The times have changed, though, with the progression of DJ services and karaoke among other things that Rorabaugh said in a way have led to some of the demise of similar bands. She, of course, understands those things go with the change of time, but still, it’s hard to not be able to have people getting out on the dance floor and enjoying live bands like people once did.
“I don’t know if it’s just that generational gap, too,” she said. “I don’t think the kids know what two-step is. Not around here. Texas and places like that, it’s probably different, because they’re brought up with it, unless the music has just changed that much.”

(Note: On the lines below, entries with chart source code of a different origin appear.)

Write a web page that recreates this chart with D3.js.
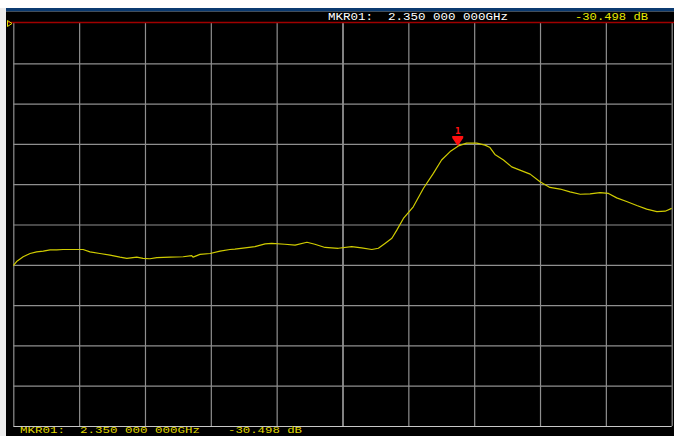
<!DOCTYPE html>
<html>
<head>
<meta charset="utf-8">
<script src="https://cdn.jsdelivr.net/npm/d3@7"></script>
<style>
  html, body { margin: 0; padding: 0; background: #ffffff; }
  svg { display: block; }
</style>
</head>
<body>
<svg id="chart" width="681" height="436"></svg>
<script>
// ---- data ----
const freqGHz = [1.000,1.010,1.030,1.051,1.071,1.091,1.112,1.132,1.151,1.212,1.233,1.263,1.294,1.324,1.345,1.375,1.394,1.415,1.436,1.476,1.516,1.542,1.546,1.567,1.598,1.628,1.658,1.673,1.704,1.734,1.765,1.785,1.825,1.856,1.892,1.916,1.947,1.987,2.028,2.058,2.089,2.109,2.129,2.150,2.165,2.185,2.215,2.246,2.276,2.301,2.327,2.352,2.377,2.408,2.433,2.448,2.463,2.489,2.514,2.539,2.570,2.600,2.630,2.661,2.691,2.722,2.752,2.782,2.808,2.833,2.863,2.894,2.924,2.955,2.980,3.000];
const levelDb = [-60.2,-59.2,-58.0,-57.2,-56.8,-56.6,-56.3,-56.3,-56.2,-56.2,-56.8,-57.2,-57.6,-58.1,-58.4,-58.1,-58.4,-58.5,-58.2,-58.1,-58.0,-57.7,-58.1,-57.4,-57.2,-56.6,-56.2,-56.1,-55.8,-55.5,-54.8,-54.7,-54.9,-55.1,-54.4,-54.9,-55.7,-55.9,-55.5,-55.8,-56.2,-55.9,-54.7,-53.4,-51.4,-48.5,-45.6,-41.0,-37.3,-34.0,-31.9,-30.5,-29.8,-29.8,-30.3,-30.9,-32.6,-34.0,-35.7,-36.5,-37.5,-39.4,-40.8,-41.2,-41.9,-42.5,-42.4,-42.1,-42.3,-43.4,-44.3,-45.3,-46.2,-46.8,-46.7,-46.0];
const freqDomain = [1.0, 3.0];
const dbDomain = [0, -100];
const markerLabel = "1";
const markerFreq = 2.35;
const markerDb = -30.498;
const markerFreqText = "MKR01:  2.350 000 000GHz";
const markerLevelText = "-30.498 dB";

// ---- layout ----
const svg = d3.select("#chart");
const L = 13.3, R = 671.7, T = 23, B = 426;
const x = d3.scaleLinear().domain(freqDomain).range([L, R]);
const y = d3.scaleLinear().domain(dbDomain).range([T, B]);

// frame backgrounds
svg.append("rect").attr("x", 0).attr("y", 0).attr("width", 681).attr("height", 436).attr("fill", "#ffffff");
svg.append("rect").attr("x", 0).attr("y", 8).attr("width", 6).attr("height", 428).attr("fill", "#ececec");
svg.append("rect").attr("x", 6).attr("y", 8).attr("width", 668).attr("height", 3.5).attr("fill", "#0b3a70");
svg.append("rect").attr("x", 6).attr("y", 11.5).attr("width", 668).attr("height", 424.5).attr("fill", "#000000");

// grid via axes
const gx = svg.append("g").attr("transform", `translate(0,${T})`)
  .call(d3.axisBottom(x).ticks(10).tickSize(B - T).tickFormat(""));
gx.select(".domain").remove();
gx.selectAll(".tick line").attr("stroke", d => Math.abs(d - 2.0) < 1e-9 ? "#d8d8d8" : "#8f8f8f").attr("stroke-width", 1.2);

const gy = svg.append("g").attr("transform", `translate(${L},0)`)
  .call(d3.axisRight(y).ticks(10).tickSize(R - L).tickFormat(""));
gy.select(".domain").remove();
gy.selectAll(".tick line").attr("stroke", d => d === 0 ? "none" : (d === -100 ? "#c8c8c8" : "#8f8f8f")).attr("stroke-width", 1.2);

// red reference line at top
svg.append("line").attr("x1", 7).attr("x2", 674).attr("y1", T - 0.5).attr("y2", T - 0.5)
  .attr("stroke", "#a00000").attr("stroke-width", 1.5);

// reference level indicator
svg.append("path").attr("d", "M7.5,20.5 L12,23.5 L7.5,26.5 Z")
  .attr("fill", "none").attr("stroke", "#e0e000").attr("stroke-width", 1);

// trace
const line = d3.line().x((d, i) => x(freqGHz[i])).y((d) => y(d));
svg.append("path").datum(levelDb).attr("d", line)
  .attr("fill", "none").attr("stroke", "#d0cc00").attr("stroke-width", 1.2)
  .attr("stroke-linejoin", "round");

// marker
const mx = x(markerFreq), my = y(markerDb);
svg.append("path")
  .attr("d", `M${mx - 5.5},${my - 10} L${mx + 5.5},${my - 10} L${mx + 5.5},${my - 8} L${mx},${my} L${mx - 5.5},${my - 8} Z`)
  .attr("fill", "#ff1010");
svg.append("text").attr("x", mx).attr("y", my - 11.5).attr("text-anchor", "middle")
  .attr("font-family", "DejaVu Sans, sans-serif").attr("font-weight", "bold").attr("font-size", 8)
  .attr("fill", "#ff1010").text(markerLabel);

// top annotation
const mono = "Liberation Mono, DejaVu Sans Mono, monospace";
svg.append("text").attr("x", 328).attr("y", 20).attr("font-family", mono).attr("font-size", 11.5)
  .attr("fill", "#ffffff").attr("textLength", 180).attr("lengthAdjust", "spacingAndGlyphs")
  .style("white-space", "pre").text(markerFreqText);
svg.append("text").attr("x", 575).attr("y", 20).attr("font-family", mono).attr("font-size", 11.5)
  .attr("fill", "#e8e800").attr("textLength", 73).attr("lengthAdjust", "spacingAndGlyphs")
  .style("white-space", "pre").text(markerLevelText);

// bottom annotation
svg.append("text").attr("x", 20).attr("y", 433.3).attr("font-family", mono).attr("font-size", 9.5)
  .attr("fill", "#e0d800").attr("textLength", 180).attr("lengthAdjust", "spacingAndGlyphs")
  .style("white-space", "pre").text(markerFreqText);
svg.append("text").attr("x", 228).attr("y", 433.3).attr("font-family", mono).attr("font-size", 9.5)
  .attr("fill", "#e0d800").attr("textLength", 74).attr("lengthAdjust", "spacingAndGlyphs")
  .style("white-space", "pre").text(markerLevelText);
</script>
</body>
</html>
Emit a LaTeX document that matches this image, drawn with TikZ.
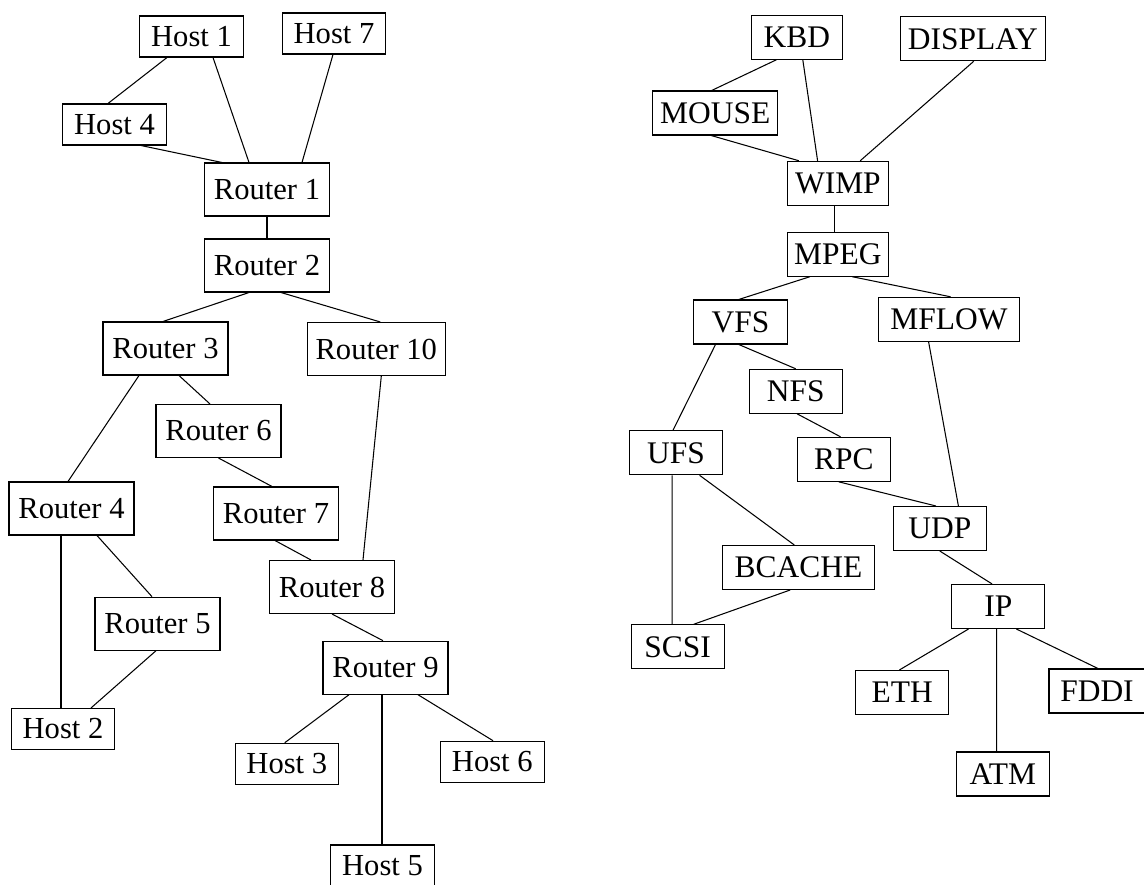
\documentclass[tikz,border=0pt]{standalone}
\usepackage{fontspec}
\setmainfont{Liberation Serif}
\usetikzlibrary{calc}

\tikzset{
	netbox/.style={draw, line width=0.6pt, inner sep=0pt, minimum width=2.07cm, minimum height=0.82cm, font=\fontsize{17.4}{20}\selectfont},
	routerbox/.style={netbox, minimum width=2.5cm, minimum height=1.06cm},
	layerbox/.style={draw, line width=0.6pt, inner sep=0pt, minimum width=1.86cm, minimum height=0.88cm, font=\fontsize{17.9}{20}\selectfont},
	link/.style={line width=0.6pt}
}

\begin{document}
\begin{tikzpicture}[x=0.02cm, y=-0.02cm]
		%%%%% START %%%%%
		\useasboundingbox (0, 0) rectangle (1144, 885);
		
		% network
		\node[netbox] (h1) at (191.5, 36.5) {Host 1};
		\node[netbox] (h7) at (334, 33.5) {Host 7};
		\node[netbox] (h4) at (114.5, 124.5) {Host 4};
		\node[routerbox] (r1) at (267, 189.5) {Router 1};
		\node[routerbox] (r2) at (267, 265.5) {Router 2};
		\node[routerbox] (r3) at (165.5, 348.5) {Router 3};
		\node[routerbox, minimum width=2.75cm] (r10) at (376.3, 349) {Router 10};
		\node[routerbox] (r6) at (218.5, 431) {Router 6};
		\node[routerbox] (r4) at (71.5, 508.5) {Router 4};
		\node[routerbox] (r7) at (276, 513.5) {Router 7};
		\node[routerbox] (r8) at (332, 587) {Router 8};
		\node[routerbox] (r5) at (157.5, 623.7) {Router 5};
		\node[netbox] (h2) at (63, 729) {Host 2};
		\node[routerbox] (r9) at (385.5, 667.7) {Router 9};
		\node[netbox] (h3) at (286.8, 763.7) {Host 3};
		\node[netbox] (h6) at (492.3, 761.7) {Host 6};
		\node[netbox] (h5) at (382.5, 865.5) {Host 5};
		
		\draw[link] ($(h1.south)+(-24.5,0)$) -- ($(h4.north)+(-6.5,0)$);
		\draw[link] ($(h1.south)+(21.5,0)$) -- ($(r1.north)+(-18,0)$);
		\draw[link] ($(h7.south)+(-1,0)$) -- ($(r1.north)+(35,0)$);
		\draw[link] ($(h4.south)+(26.5,0)$) -- ($(r1.north)+(-45,0)$);
		\draw[link] (r1.south) -- (r2.north);
		\draw[link] ($(r2.south)+(-18,0)$) -- ($(r3.north)+(-2.5,0)$);
		\draw[link] ($(r2.south)+(14,0)$) -- ($(r10.north)+(4,0)$);
		\draw[link] ($(r3.south)+(-26.5,0)$) -- ($(r4.north)+(-3.5,0)$);
		\draw[link] ($(r3.south)+(13.5,0)$) -- ($(r6.north)+(-8.5,0)$);
		\draw[link] (r6.south) -- ($(r7.north)+(-4,0)$);
		\draw[link] ($(r7.south)+(-1,0)$) -- ($(r8.north)+(-21,0)$);
		\draw[link] ($(r10.south)+(5,0)$) -- ($(r8.north)+(31,0)$);
		\draw[link] ($(r4.south)+(-10.5,0)$) -- ($(h2.north)+(-2,0)$);
		\draw[link] ($(r4.south)+(25.5,0)$) -- ($(r5.north)+(-5.5,0)$);
		\draw[link] ($(r5.south)+(-1.5,0)$) -- ($(h2.north)+(28,0)$);
		\draw[link] (r8.south) -- ($(r9.north)+(-2.5,0)$);
		\draw[link] ($(r9.south)+(-36.5,0)$) -- ($(h3.north)+(-2,0)$);
		\draw[link] ($(r9.south)+(-3.5,0)$) -- ($(h5.north)+(-0.5,0)$);
		\draw[link] ($(r9.south)+(32.5,0)$) -- ($(h6.north)+(0.7,0)$);
		
		% protocol graph
		\node[layerbox, minimum width=1.82cm] (kbd) at (796.8, 37.3) {KBD};
		\node[layerbox, minimum width=2.9cm] (display) at (972.9, 38.8) {DISPLAY};
		\node[layerbox, minimum width=2.51cm] (mouse) at (715.2, 113) {MOUSE};
		\node[layerbox, minimum width=2.02cm] (wimp) at (837.9, 183.3) {WIMP};
		\node[layerbox, minimum width=2.02cm] (mpeg) at (837.9, 254.2) {MPEG};
		\node[layerbox, minimum width=1.87cm] (vfs) at (740.5, 322) {VFS};
		\node[layerbox, minimum width=2.83cm] (mflow) at (949, 319.3) {MFLOW};
		\node[layerbox] (nfs) at (795.7, 391.3) {NFS};
		\node[layerbox] (ufs) at (676, 452.8) {UFS};
		\node[layerbox] (rpc) at (843.9, 459.3) {RPC};
		\node[layerbox] (udp) at (939.8, 528.5) {UDP};
		\node[layerbox, minimum width=3.04cm] (bcache) at (798.5, 567.5) {BCACHE};
		\node[layerbox] (ip) at (998.3, 606.5) {IP};
		\node[layerbox] (scsi) at (677.7, 646.8) {SCSI};
		\node[layerbox] (eth) at (902.2, 692.5) {ETH};
		\node[layerbox, minimum width=1.92cm] (fddi) at (1097, 691) {FDDI};
		\node[layerbox] (atm) at (1002.8, 774) {ATM};
		
		\draw[link] ($(kbd.south)+(-20.5,0)$) -- ($(mouse.north)+(-3.5,0)$);
		\draw[link] ($(kbd.south)+(6,0)$) -- ($(wimp.north)+(-20.3,0)$);
		\draw[link] ($(display.south)+(0.8,0)$) -- ($(wimp.north)+(22.3,0)$);
		\draw[link] ($(mouse.south)+(-4,0)$) -- ($(wimp.north)+(-39,0)$);
		\draw[link] ($(wimp.south)+(-3.3,0)$) -- ($(mpeg.north)+(-3.3,0)$);
		\draw[link] ($(mpeg.south)+(-28,0)$) -- ($(vfs.north)+(-1.7,0)$);
		\draw[link] ($(mpeg.south)+(14.4,0)$) -- ($(mflow.north)+(1.5,0)$);
		\draw[link] ($(vfs.south)+(-25,0)$) -- ($(ufs.north)+(-3,0)$);
		\draw[link] ($(vfs.south)+(-1.7,0)$) -- (nfs.north);
		\draw[link] ($(nfs.south)+(1.4,0)$) -- ($(rpc.north)+(-3.4,0)$);
		\draw[link] ($(mflow.south)+(-20.4,0)$) -- ($(udp.north)+(18.6,0)$);
		\draw[link] ($(rpc.south)+(-5.2,0)$) -- ($(udp.north)+(-3.9,0)$);
		\draw[link] ($(ufs.south)+(23.6,0)$) -- ($(bcache.north)+(-4.2,0)$);
		\draw[link] ($(ufs.south)+(-3.8,0)$) -- ($(scsi.north)+(-5.5,0)$);
		\draw[link] (udp.south) -- ($(ip.north)+(-6.2,0)$);
		\draw[link] ($(bcache.south)+(-8.4,0)$) -- ($(scsi.north)+(16,0)$);
		\draw[link] ($(ip.south)+(-29.8,0)$) -- ($(eth.north)+(-2.8,0)$);
		\draw[link] ($(ip.south)+(-1.7,0)$) -- ($(atm.north)+(-6.2,0)$);
		\draw[link] ($(ip.south)+(18.1,0)$) -- ($(fddi.north)+(0.9,0)$);
		
		%%%%% END %%%%%
	\end{tikzpicture}
\end{document}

Part of a family that grew up with two musically inclined parents, Albert and Lela Heroneme, Rorabaugh and her sister Bonnie and brother Alan, started playing different instruments and singing at a young age. In their teens, the sisters and brother teamed with their father and Mark Boos the band, The Heronemes+1. Bonnie stopped performing, and in 1984; Albert died at 67 years old.
From music by Johnny Cash to Pink Floyd, the Flatland Band has played just about anything they hope would get people out and dance. While Lyndell and Alan, who have been the two mainstays of the band, have sang vocals and played the bass and rhythm guitar, they’ve always been welcome to other instruments like the harmonica, fiddle and mandolin. Keith Burdett and Todd Toman will be performing on each of those Saturday for the band. Kurt Downing will be on the drums.
“We’ve always called our music, if you can’t dance to our music, then you can’t dance,” Rorabaugh said. “That’s what we were, we kind of builded ourselves as a dance band.”
Rorabaugh has fond memories of the places they’ve performed through the years. In the years they played the most they would travel two to three nights a week in a school bus. Some of the band members Rorabaugh and her family members found came from word of mouth. It was a friend who told Rorabaugh she needed to go hear Burdett play the harmonica at a performance.
It will be the end for The Flatland Band after Saturday, but Rorabaugh said she might just get up and sing at a place that has a stage, if they will let her. As far as the emotion of playing Saturday, Rorabaugh said she’s not sure how it will be.
“I don’t know how it will be for me,” she said.